Winning matches and earning money may be his best offensive, and his opening bout on Thursday is a familiar face as he comes up against Matthew Stevens in the World Open qualifiers – the man who recently hammered him 10-2 in the World Championship qualifiers at Ponds Forge.
“Hopefully I’ll get some revenge this time. The last one didn’t go too well!
“It wasn’t as bad as the scoreline suggested, he won about four or five frames on the colours. But I’m more confident now as I benefited from even having that invitation into the Worlds just to see what it was like.
“I might have been nervous if I was playing him now having not played him in the Worlds, but the fact that I’ve kind of gotten that out of my system has given me more confidence to go out there and beat him.
“I want to be confident in myself and try to win as many matches as possible. I’m not going to put too much hype on myself because I know how tough it is but I am confident that I can get into the 64 within the two years.
“It’s a lot of time and there are a lot of tournaments to play.

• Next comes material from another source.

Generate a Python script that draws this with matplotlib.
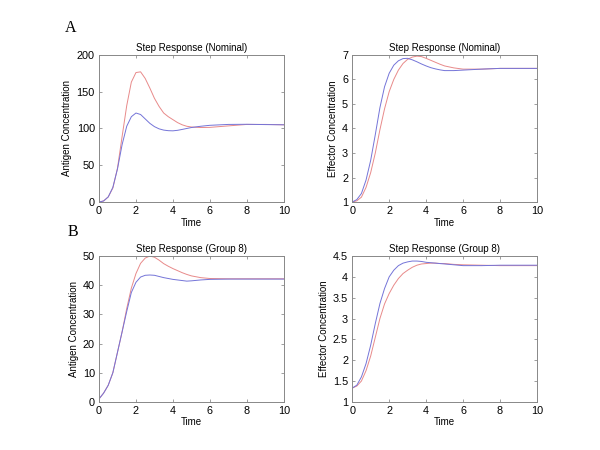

You don’t know what tournaments you’ll have a good run in and it could just shoot you up the rankings the way the money list is nowadays.”
Where Boileau, who references world champion Mark Selby as a player he admires, will be two years from now will be down to a bit of good fortune and a lot of hard work.
Whether he can challenge the higher echelons like Doherty before him obviously remains to be seen but, in terms of his snooker ability and temperament, he certainly boasts the required tools.
“If you can turn professional obviously you have talent. You have to have some kind of talent to be able to play it.
“That’s why I look up to Mark Selby because I doubt that when he was my age or maybe a bit younger that many people would have thought this is where he’d be now.
“The way he manages to find a way to win a match, to win a tournament, is something I’d look up to.
“It’s the same in any sport really. If you put the work in then you’ll see the results.”